PROVIDED INFORMATION:
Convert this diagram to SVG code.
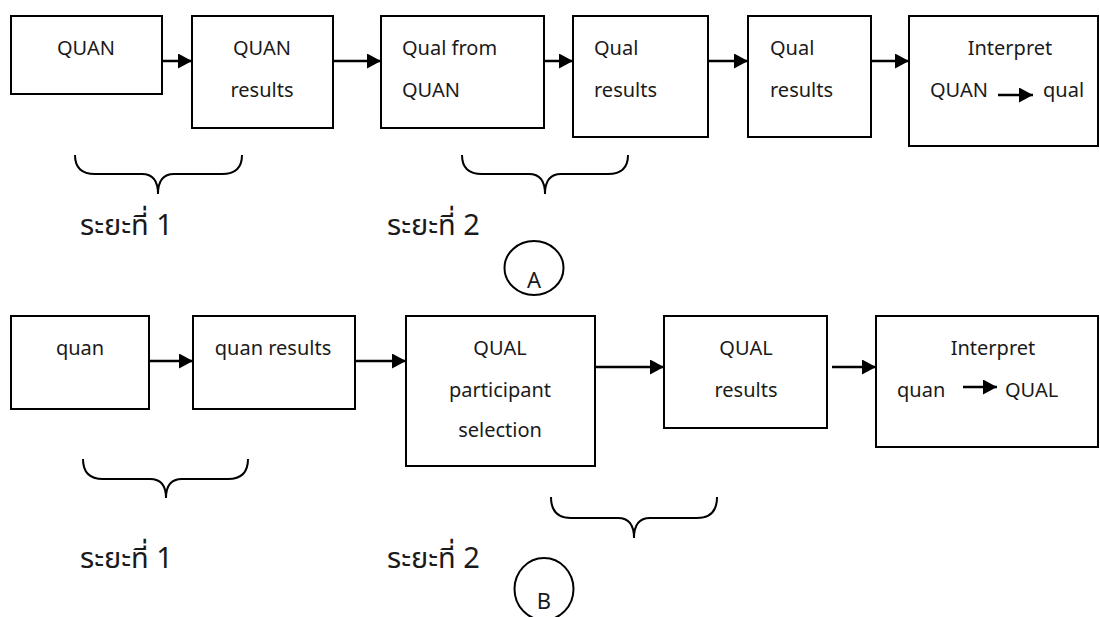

---

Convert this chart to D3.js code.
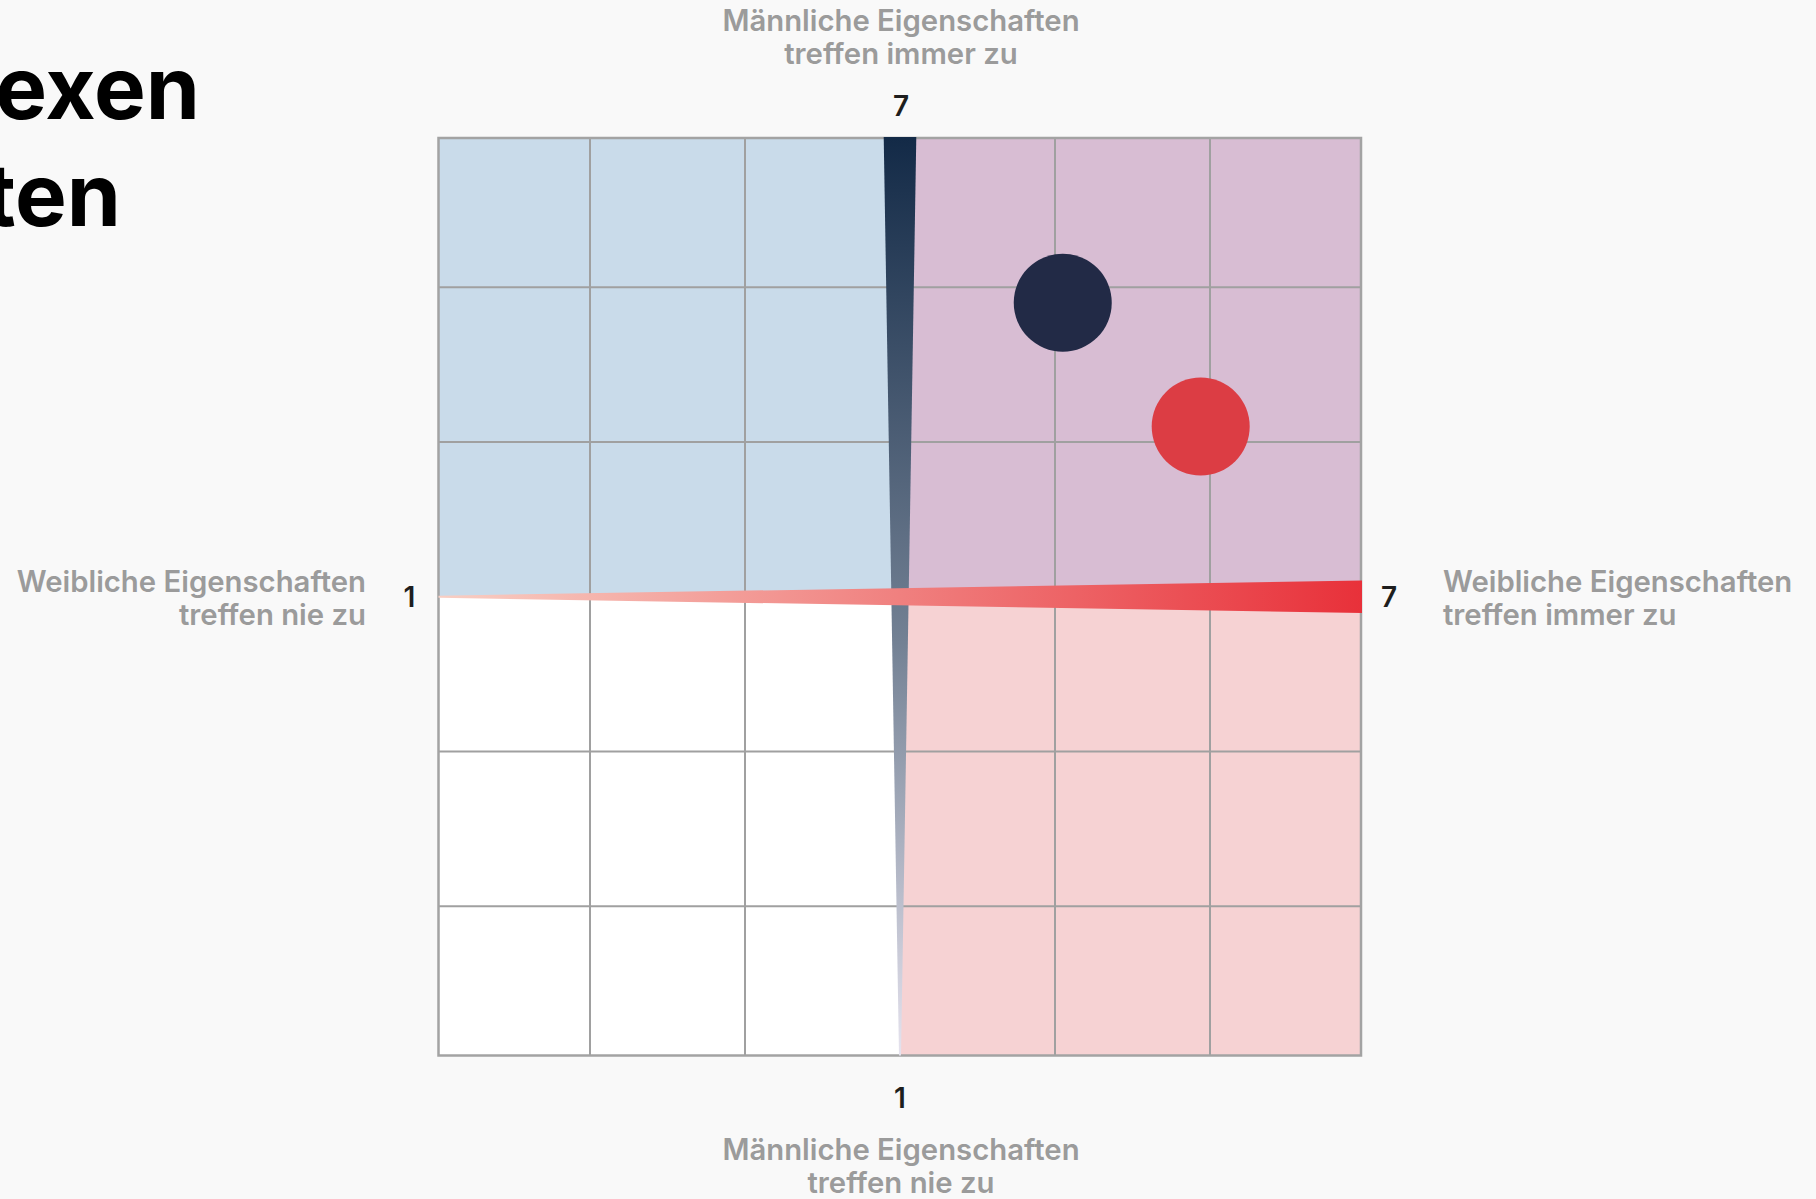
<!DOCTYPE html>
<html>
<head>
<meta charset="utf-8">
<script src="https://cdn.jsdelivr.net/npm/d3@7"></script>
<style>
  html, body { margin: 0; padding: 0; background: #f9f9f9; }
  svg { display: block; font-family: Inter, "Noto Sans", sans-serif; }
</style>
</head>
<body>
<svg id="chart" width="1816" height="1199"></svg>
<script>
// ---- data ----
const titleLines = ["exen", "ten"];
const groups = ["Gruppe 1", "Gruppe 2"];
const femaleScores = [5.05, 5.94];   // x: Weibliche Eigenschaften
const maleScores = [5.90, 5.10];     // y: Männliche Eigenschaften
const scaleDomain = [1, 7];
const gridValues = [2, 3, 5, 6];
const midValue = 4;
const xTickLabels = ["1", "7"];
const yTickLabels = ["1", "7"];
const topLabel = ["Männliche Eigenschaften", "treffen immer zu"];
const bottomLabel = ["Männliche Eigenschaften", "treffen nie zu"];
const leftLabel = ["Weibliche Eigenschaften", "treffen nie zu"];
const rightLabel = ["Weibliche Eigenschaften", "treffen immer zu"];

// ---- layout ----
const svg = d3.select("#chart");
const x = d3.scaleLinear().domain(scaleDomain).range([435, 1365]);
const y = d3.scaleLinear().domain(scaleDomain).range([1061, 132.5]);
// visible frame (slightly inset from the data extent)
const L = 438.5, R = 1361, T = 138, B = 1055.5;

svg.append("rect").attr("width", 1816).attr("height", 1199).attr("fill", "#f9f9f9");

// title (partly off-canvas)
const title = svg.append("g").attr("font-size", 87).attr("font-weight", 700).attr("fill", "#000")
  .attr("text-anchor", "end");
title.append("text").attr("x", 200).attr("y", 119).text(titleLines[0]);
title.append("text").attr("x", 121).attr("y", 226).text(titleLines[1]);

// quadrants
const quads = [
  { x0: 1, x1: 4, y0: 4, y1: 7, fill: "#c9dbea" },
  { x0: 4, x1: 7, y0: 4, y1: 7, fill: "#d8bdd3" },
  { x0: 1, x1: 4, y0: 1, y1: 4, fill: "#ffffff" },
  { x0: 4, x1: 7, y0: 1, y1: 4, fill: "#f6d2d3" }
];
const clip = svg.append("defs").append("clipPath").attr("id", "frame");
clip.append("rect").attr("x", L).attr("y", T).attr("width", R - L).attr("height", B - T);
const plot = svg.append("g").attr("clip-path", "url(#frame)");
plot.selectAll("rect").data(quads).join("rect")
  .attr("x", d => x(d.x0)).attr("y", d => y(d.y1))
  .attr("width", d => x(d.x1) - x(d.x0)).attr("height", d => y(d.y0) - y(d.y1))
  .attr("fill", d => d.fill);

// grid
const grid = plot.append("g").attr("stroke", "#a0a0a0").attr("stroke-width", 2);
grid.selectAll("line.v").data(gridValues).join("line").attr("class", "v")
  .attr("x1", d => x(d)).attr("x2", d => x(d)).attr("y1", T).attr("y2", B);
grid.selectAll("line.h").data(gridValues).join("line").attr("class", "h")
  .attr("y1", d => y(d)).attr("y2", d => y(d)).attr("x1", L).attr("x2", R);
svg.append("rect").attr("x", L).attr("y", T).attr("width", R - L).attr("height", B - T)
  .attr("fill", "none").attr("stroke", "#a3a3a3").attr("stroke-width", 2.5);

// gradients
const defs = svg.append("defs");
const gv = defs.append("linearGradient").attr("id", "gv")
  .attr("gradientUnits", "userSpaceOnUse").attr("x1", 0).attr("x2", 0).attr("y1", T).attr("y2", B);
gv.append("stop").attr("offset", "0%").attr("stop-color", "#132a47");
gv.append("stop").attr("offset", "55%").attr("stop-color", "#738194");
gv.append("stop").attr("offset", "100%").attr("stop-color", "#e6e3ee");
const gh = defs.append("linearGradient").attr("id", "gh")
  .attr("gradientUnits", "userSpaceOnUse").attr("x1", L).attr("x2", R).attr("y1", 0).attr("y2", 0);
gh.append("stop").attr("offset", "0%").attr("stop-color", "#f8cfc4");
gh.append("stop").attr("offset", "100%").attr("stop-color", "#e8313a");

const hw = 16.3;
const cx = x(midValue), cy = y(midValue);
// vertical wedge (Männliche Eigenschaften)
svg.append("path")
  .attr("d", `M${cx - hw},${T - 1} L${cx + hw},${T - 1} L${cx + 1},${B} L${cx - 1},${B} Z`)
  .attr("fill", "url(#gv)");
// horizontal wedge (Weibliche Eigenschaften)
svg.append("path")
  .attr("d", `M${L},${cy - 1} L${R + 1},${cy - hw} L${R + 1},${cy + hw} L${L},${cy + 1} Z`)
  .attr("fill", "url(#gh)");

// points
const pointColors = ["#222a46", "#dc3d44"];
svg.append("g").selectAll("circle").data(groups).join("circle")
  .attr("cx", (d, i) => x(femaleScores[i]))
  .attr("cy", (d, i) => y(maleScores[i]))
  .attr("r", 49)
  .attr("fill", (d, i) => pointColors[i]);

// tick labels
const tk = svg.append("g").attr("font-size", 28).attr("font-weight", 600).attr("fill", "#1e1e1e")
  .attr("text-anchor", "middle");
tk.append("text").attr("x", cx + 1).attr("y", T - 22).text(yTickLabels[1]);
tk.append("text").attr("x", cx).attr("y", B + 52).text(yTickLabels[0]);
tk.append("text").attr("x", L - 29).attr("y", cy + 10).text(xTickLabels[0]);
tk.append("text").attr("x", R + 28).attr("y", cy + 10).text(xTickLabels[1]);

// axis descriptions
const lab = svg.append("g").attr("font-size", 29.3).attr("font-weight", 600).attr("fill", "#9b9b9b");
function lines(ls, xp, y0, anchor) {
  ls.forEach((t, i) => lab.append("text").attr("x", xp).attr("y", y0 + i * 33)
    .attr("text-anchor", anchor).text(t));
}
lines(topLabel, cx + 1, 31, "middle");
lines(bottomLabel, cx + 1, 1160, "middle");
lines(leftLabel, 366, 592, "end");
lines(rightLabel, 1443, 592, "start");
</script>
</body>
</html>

PROBLEM STATEMENT: From the listing above, return each line with the word "this".

RESPONSE TO THE TASK:
Convert this diagram to SVG code.
Convert this chart to D3.js code.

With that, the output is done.